> _Data segment_
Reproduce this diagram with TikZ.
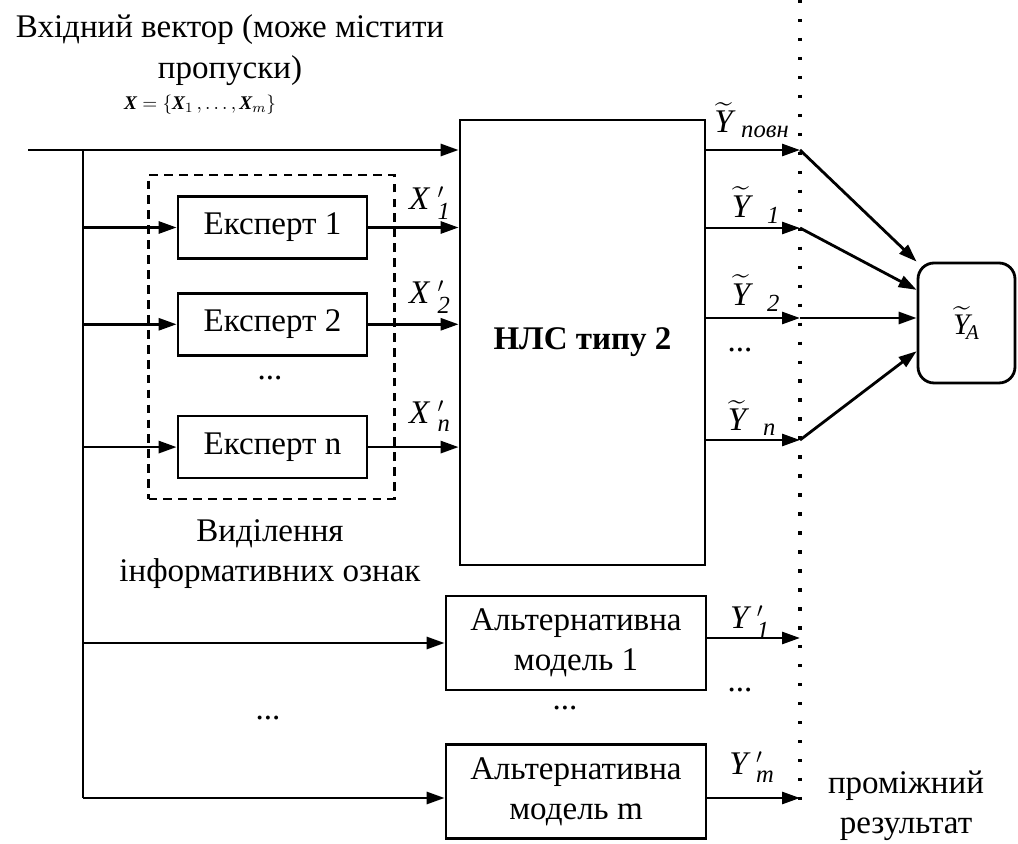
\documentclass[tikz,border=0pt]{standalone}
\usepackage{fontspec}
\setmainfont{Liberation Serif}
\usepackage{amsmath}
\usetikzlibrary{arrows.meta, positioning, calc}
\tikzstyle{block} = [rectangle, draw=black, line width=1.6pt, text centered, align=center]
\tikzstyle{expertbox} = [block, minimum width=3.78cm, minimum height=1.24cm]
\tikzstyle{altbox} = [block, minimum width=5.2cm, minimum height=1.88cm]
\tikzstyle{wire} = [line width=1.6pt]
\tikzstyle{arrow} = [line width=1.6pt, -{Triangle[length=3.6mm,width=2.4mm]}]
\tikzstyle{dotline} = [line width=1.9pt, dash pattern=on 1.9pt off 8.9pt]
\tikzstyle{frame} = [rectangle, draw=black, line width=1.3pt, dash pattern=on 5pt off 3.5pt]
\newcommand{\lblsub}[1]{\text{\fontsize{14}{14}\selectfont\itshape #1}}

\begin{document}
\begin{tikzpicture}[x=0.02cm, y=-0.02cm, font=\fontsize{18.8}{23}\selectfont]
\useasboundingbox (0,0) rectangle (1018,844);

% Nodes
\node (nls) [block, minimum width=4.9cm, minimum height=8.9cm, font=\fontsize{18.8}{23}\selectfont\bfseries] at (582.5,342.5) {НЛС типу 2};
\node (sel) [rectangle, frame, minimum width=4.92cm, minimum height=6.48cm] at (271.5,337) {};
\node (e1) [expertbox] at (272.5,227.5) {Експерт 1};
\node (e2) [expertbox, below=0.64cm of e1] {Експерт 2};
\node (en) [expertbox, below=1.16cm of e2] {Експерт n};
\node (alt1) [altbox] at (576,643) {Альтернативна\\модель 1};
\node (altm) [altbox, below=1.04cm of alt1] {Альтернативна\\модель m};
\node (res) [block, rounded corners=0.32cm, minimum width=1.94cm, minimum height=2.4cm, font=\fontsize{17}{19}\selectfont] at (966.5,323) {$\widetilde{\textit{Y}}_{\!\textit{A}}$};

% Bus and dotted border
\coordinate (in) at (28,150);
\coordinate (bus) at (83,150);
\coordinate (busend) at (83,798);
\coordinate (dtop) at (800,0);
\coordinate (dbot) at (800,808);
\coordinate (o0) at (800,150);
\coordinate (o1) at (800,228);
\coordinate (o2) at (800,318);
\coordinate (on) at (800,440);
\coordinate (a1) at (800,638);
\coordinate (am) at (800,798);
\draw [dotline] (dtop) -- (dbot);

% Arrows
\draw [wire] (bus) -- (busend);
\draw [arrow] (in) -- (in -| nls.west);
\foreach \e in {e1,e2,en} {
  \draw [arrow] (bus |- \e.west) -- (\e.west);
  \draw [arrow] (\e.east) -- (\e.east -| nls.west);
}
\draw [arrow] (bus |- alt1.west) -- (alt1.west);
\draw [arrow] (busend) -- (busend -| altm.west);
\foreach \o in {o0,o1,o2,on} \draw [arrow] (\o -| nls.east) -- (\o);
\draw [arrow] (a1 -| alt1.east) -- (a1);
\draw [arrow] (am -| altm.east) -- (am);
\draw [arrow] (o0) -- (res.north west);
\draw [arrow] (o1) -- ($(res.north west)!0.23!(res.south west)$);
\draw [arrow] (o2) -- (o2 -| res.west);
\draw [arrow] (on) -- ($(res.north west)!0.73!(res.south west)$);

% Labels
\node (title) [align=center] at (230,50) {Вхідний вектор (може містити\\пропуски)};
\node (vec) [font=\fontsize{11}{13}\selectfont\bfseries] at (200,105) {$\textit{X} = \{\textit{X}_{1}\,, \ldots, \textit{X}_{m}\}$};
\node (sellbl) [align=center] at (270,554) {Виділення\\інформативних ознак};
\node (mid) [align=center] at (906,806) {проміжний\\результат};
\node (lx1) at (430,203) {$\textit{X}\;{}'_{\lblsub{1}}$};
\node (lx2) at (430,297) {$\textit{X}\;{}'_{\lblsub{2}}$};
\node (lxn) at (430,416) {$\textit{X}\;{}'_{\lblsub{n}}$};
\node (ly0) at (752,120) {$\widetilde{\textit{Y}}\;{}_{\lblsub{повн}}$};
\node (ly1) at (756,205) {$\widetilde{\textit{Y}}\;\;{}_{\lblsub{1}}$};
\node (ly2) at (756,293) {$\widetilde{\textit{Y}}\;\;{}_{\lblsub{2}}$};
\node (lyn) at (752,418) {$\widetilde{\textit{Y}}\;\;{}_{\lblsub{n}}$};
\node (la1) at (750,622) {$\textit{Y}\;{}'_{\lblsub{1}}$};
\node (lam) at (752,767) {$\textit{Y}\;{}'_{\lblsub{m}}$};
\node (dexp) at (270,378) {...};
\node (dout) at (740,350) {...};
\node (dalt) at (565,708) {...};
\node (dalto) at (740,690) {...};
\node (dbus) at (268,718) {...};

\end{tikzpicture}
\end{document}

> _What is needed_
Repeat exactly and only the lines from the start of the data above through the line that holds "(res) [block, rounded", inclusive. Pictures do not belong in the copy.

> _Correct result_
Reproduce this diagram with TikZ.
\documentclass[tikz,border=0pt]{standalone}
\usepackage{fontspec}
\setmainfont{Liberation Serif}
\usepackage{amsmath}
\usetikzlibrary{arrows.meta, positioning, calc}
\tikzstyle{block} = [rectangle, draw=black, line width=1.6pt, text centered, align=center]
\tikzstyle{expertbox} = [block, minimum width=3.78cm, minimum height=1.24cm]
\tikzstyle{altbox} = [block, minimum width=5.2cm, minimum height=1.88cm]
\tikzstyle{wire} = [line width=1.6pt]
\tikzstyle{arrow} = [line width=1.6pt, -{Triangle[length=3.6mm,width=2.4mm]}]
\tikzstyle{dotline} = [line width=1.9pt, dash pattern=on 1.9pt off 8.9pt]
\tikzstyle{frame} = [rectangle, draw=black, line width=1.3pt, dash pattern=on 5pt off 3.5pt]
\newcommand{\lblsub}[1]{\text{\fontsize{14}{14}\selectfont\itshape #1}}

\begin{document}
\begin{tikzpicture}[x=0.02cm, y=-0.02cm, font=\fontsize{18.8}{23}\selectfont]
\useasboundingbox (0,0) rectangle (1018,844);

% Nodes
\node (nls) [block, minimum width=4.9cm, minimum height=8.9cm, font=\fontsize{18.8}{23}\selectfont\bfseries] at (582.5,342.5) {НЛС типу 2};
\node (sel) [rectangle, frame, minimum width=4.92cm, minimum height=6.48cm] at (271.5,337) {};
\node (e1) [expertbox] at (272.5,227.5) {Експерт 1};
\node (e2) [expertbox, below=0.64cm of e1] {Експерт 2};
\node (en) [expertbox, below=1.16cm of e2] {Експерт n};
\node (alt1) [altbox] at (576,643) {Альтернативна\\модель 1};
\node (altm) [altbox, below=1.04cm of alt1] {Альтернативна\\модель m};
\node (res) [block, rounded corners=0.32cm, minimum width=1.94cm, minimum height=2.4cm, font=\fontsize{17}{19}\selectfont] at (966.5,323) {$\widetilde{\textit{Y}}_{\!\textit{A}}$};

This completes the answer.